Q: Is there anything special I need to work on fiber-optic networks on European vehicles?

A: Fiber-optic networks usually require two main tools. First, a factory scan tool (or an equivalent aftermarket tool, see Fig. 4) is needed to communicate to the different modules in the vehicle. The second tool, a "loop connector," is usually supplied cheaply from the dealer. It allows users to visually view breaks in the fiber-optic signal.

Vehicles with fiber-optics generally have a regular CAN network as well. Usually, only a minority of modules would use fiber-optics on a vehicle and their operation is often dependent upon the CAN network being operational.

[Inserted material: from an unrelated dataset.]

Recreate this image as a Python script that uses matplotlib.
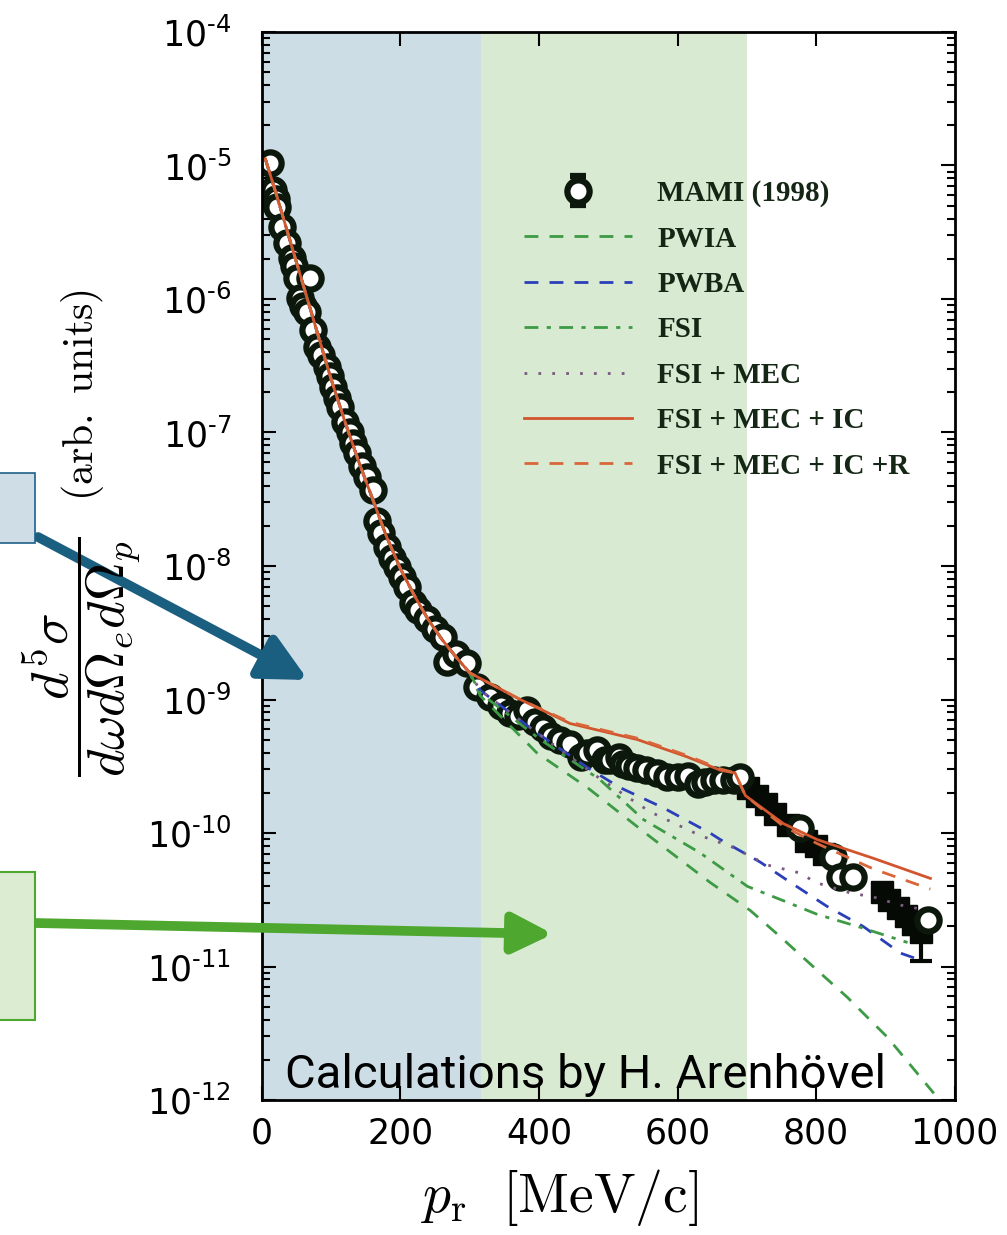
import matplotlib
matplotlib.use('Agg')
import matplotlib.pyplot as plt
from matplotlib.patches import Rectangle
import numpy as np

plt.rcParams['mathtext.fontset'] = 'dejavusans'

# MAMI (1998) data, p_r in MeV/c and log10 of cross section
mami_p = [12, 16, 20, 22, 29, 36, 43, 46, 51, 55, 60, 65, 69, 74, 80, 86, 94, 98, 103,
          108, 113, 120, 127, 132, 137, 145, 152, 160, 166, 172, 181, 188, 195, 202, 210,
          218, 226, 238, 250, 262, 267, 280, 296, 311, 330, 345, 358, 370, 383, 395, 406,
          418, 431, 445, 460, 470, 484, 495, 503, 515, 522, 530, 542, 555, 571, 585, 600,
          615, 629, 640, 652, 665, 681, 690, 777, 825, 835, 854, 961]
mami_log = [-4.98, -5.18, -5.25, -5.31, -5.46, -5.58, -5.69, -5.75, -5.84, -5.99, -6.05,
            -6.10, -5.84, -6.23, -6.36, -6.42, -6.51, -6.58, -6.66, -6.74, -6.81, -6.92,
            -7.00, -7.08, -7.15, -7.25, -7.33, -7.43, -7.66, -7.75, -7.86, -7.94, -8.01,
            -8.08, -8.16, -8.28, -8.33, -8.40, -8.47, -8.53, -8.72, -8.66, -8.73, -8.91,
            -8.98, -9.05, -9.10, -9.12, -9.08, -9.17, -9.21, -9.27, -9.30, -9.33, -9.43,
            -9.40, -9.38, -9.45, -9.45, -9.43, -9.48, -9.50, -9.51, -9.53, -9.55, -9.58,
            -9.58, -9.57, -9.63, -9.62, -9.60, -9.60, -9.60, -9.58, -9.96, -10.18, -10.33,
            -10.33, -10.65]

# high-momentum points drawn as dark blobs with error bars
blob_p = [702, 715, 728, 740, 760, 785, 800, 812, 895, 905, 918, 930, 940, 952]
blob_log = [-9.66, -9.72, -9.78, -9.86, -9.94, -10.06, -10.10, -10.16, -10.44, -10.50,
            -10.56, -10.62, -10.68, -10.74]
blob_err = [0.03, 0.03, 0.03, 0.03, 0.04, 0.04, 0.04, 0.04, 0.05, 0.05, 0.06, 0.06, 0.08, 0.22]

# theory curves (shared low-momentum part)
th_p_low = [5, 20, 40, 60, 80, 100, 120, 140, 160, 180, 200, 220, 240, 260, 280, 300]
th_log_low = [-4.95, -5.20, -5.55, -5.90, -6.25, -6.60, -6.92, -7.22, -7.50, -7.78,
              -8.02, -8.22, -8.40, -8.55, -8.68, -8.80]

pwia_p = [315, 397, 470, 561, 647, 705, 749, 802, 845, 903, 970]
pwia_log = [-8.97, -9.40, -9.66, -10.03, -10.37, -10.58, -10.78, -11.03, -11.23, -11.53, -11.95]

pwba_p = [315, 397, 470, 517, 579, 647, 662, 720, 763, 816, 868, 922, 955]
pwba_log = [-8.93, -9.25, -9.51, -9.66, -9.81, -10.00, -10.05, -10.22, -10.37, -10.55,
            -10.70, -10.90, -10.96]

fsi_p = [315, 402, 488, 551, 633, 701, 759, 802, 860, 932]
fsi_log = [-8.95, -9.30, -9.60, -9.90, -10.15, -10.40, -10.52, -10.61, -10.70, -10.82]

mec_p = [315, 400, 490, 560, 633, 677, 730, 777, 799, 850, 883, 922, 961]
mec_log = [-8.93, -9.26, -9.60, -9.84, -10.02, -10.10, -10.24, -10.30, -10.37, -10.45,
           -10.48, -10.54, -10.58]

ic_p = [373, 445, 542, 614, 662, 683, 698, 753, 802, 883, 965]
ic_log = [-9.00, -9.18, -9.30, -9.43, -9.53, -9.55, -9.72, -9.93, -10.05, -10.19, -10.34]

icr_p = [373, 445, 542, 614, 662, 683, 698, 753, 802, 883, 965]
icr_log = [-9.00, -9.17, -9.29, -9.42, -9.52, -9.55, -9.72, -9.95, -10.08, -10.27, -10.42]

fig = plt.figure(figsize=(10.07, 12.35), dpi=100)
ax = fig.add_axes([0.260, 0.1093, 0.688, 0.8648])

ax.axvspan(0, 316, color='#cddde6', lw=0, zorder=0)
ax.axvspan(316, 700, color='#d8ebd2', lw=0, zorder=0)


def curve(p_hi, log_hi):
    return np.array(th_p_low + p_hi), 10.0 ** np.array(th_log_low + log_hi)


x, y = curve(pwia_p, pwia_log)
ax.plot(x, y, color='#3d9a45', ls=(0, (5, 4)), lw=2, label='PWIA', zorder=3)
x, y = curve(pwba_p, pwba_log)
ax.plot(x, y, color='#2b3fb8', ls=(0, (5, 4)), lw=2, label='PWBA', zorder=3)
x, y = curve(fsi_p, fsi_log)
ax.plot(x, y, color='#3d9a45', ls=(0, (5, 3, 1.5, 3)), lw=2, label='FSI', zorder=3)
x, y = curve(mec_p, mec_log)
ax.plot(x, y, color='#7a5a80', ls=(0, (1, 4)), lw=2, label='FSI + MEC', zorder=3)
x, y = curve(ic_p, ic_log)
ax.plot(x, y, color='#d2552e', ls='-', lw=2, label='FSI + MEC + IC', zorder=4)
x, y = curve(icr_p, icr_log)
ax.plot(x, y, color='#d9653a', ls=(0, (5, 4)), lw=2, label='FSI + MEC + IC +R', zorder=4)

blob_y = 10.0 ** np.array(blob_log)
ax.errorbar(blob_p, blob_y, yerr=[blob_y * (1 - 10.0 ** -np.array(blob_err)), blob_y * 0],
            fmt='s', ms=16, mfc='#050a05', mec='#050a05', ecolor='#050a05', elinewidth=3,
            capsize=8, capthick=3, zorder=2)
mami_y = 10.0 ** np.array(mami_log)
ax.errorbar(mami_p, mami_y, yerr=mami_y * 0.04, fmt='o', ms=16, mfc='white',
            mec='#0b180b', mew=4.5, ecolor='#0b180b', elinewidth=3, capsize=6, capthick=3,
            label='MAMI (1998)', zorder=2)

ax.set_yscale('log')
ax.set_xlim(0, 1000)
ax.set_ylim(1e-12, 1e-4)
ax.set_xticks([0, 200, 400, 600, 800, 1000])
ax.set_xticklabels(['0', '200', '400', '600', '800', '1000'])
ax.set_yticks([10.0 ** -k for k in range(4, 13)])
ax.set_yticklabels([r'$10^{\text{-}%d}$' % k for k in range(4, 13)])
ax.tick_params(axis='both', which='both', direction='in', top=True, right=True,
               labelsize=25, width=1.5)
ax.tick_params(which='major', length=10)
ax.tick_params(which='minor', length=6)
ax.tick_params(axis='x', pad=12)
ax.tick_params(axis='y', pad=22)
for s in ax.spines.values():
    s.set_linewidth(2)

ax.set_xlabel(r'$p_\mathrm{r}\ \ [\mathrm{MeV/c}]$', fontsize=40, math_fontfamily='cm')
ax.xaxis.set_label_coords(0.43, -0.063)

# y label: big fraction plus "(arb. units)" (figure pixels)
fig.text(82, 1235 - 657, r'$\dfrac{d^5\sigma}{d\omega d\Omega_e d\Omega_p}$',
         transform=None, rotation=90, ha='center', va='center', fontsize=38,
         math_fontfamily='cm')
fig.text(82, 1235 - 395, r'$\mathrm{(arb.\ units)}$', transform=None, rotation=90,
         ha='center', va='center', fontsize=30, math_fontfamily='cm')

h, l = ax.get_legend_handles_labels()
order = [6, 0, 1, 2, 3, 4, 5]
ax.legend([h[i] for i in order], [l[i] for i in order], loc='upper left',
          bbox_to_anchor=(0.341, 0.886), frameon=False, handlelength=3.7, handletextpad=0.86,
          labelspacing=0.63, prop={'family': 'Liberation Serif', 'weight': 'bold', 'size': 21},
          labelcolor='#142614')

ax.text(0.033, 0.011, 'Calculations by H. Arenhövel', transform=ax.transAxes,
        fontsize=34, family='Roboto', color='black', zorder=6)

# side boxes and arrows (figure pixels)
fig.patches.append(Rectangle((-5, 1235 - 543), 40, 70, transform=None,
                             facecolor='#cfdde6', edgecolor='#1f5f8b', lw=1.2))
fig.patches.append(Rectangle((-5, 1235 - 1020), 40, 148, transform=None,
                             facecolor='#dbecd3', edgecolor='#4ea72e', lw=1.5))
ax.annotate('', xy=(308, 1235 - 680), xytext=(38, 1235 - 537),
            xycoords='figure pixels', textcoords='figure pixels',
            arrowprops=dict(arrowstyle='-|>,head_length=2.8,head_width=1.4',
                            color='#1a5e80', lw=7, shrinkA=0, shrinkB=0), zorder=10)
ax.annotate('', xy=(553, 1235 - 934), xytext=(35, 1235 - 923),
            xycoords='figure pixels', textcoords='figure pixels',
            arrowprops=dict(arrowstyle='-|>,head_length=2.4,head_width=1.2',
                            color='#4ea72e', lw=7, shrinkA=0, shrinkB=0), zorder=10)

fig.savefig('out.png', dpi=100)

So keep in mind that a CAN problem can cause fiber-optics not to work without there being an actual issue with the fiber-optics themselves.

Essentially, the way these fiber-optic networks communicate is by using very fast patterns of light. To test them, use a scan tool capable of doing a ring break test. Perform the ring break test by simply unplugging the fiber-optic connector from the suspect module and activating the test on the scan tool. Light will flash from the fiber-optic harness connector (this confirms the integrity of the fiber-optic cable), a bunch of codes should set for lack of communication to that module and the scan tool will indicate the ring break test failed (See Figs. 4 and 5). Now connect the loop connector in place of the module. Light will be seen going through the loop connector and the other modules will think the module is still online. Codes won’t set and the ring break test will pass. If this happens, the diagnostic proved that the module that was removed was disrupting the fiber-optics. Simply replace it.

Now, if the ring break test does not pass, that means that that there is a different module in the fiber-optic network causing the issue. Move onto the next suspect module and repeat the same testing.

Most German cars with fiber-optics use the same loop connector. For example, the Audi connector (No. 4E0-973-802) fits most brands for $28.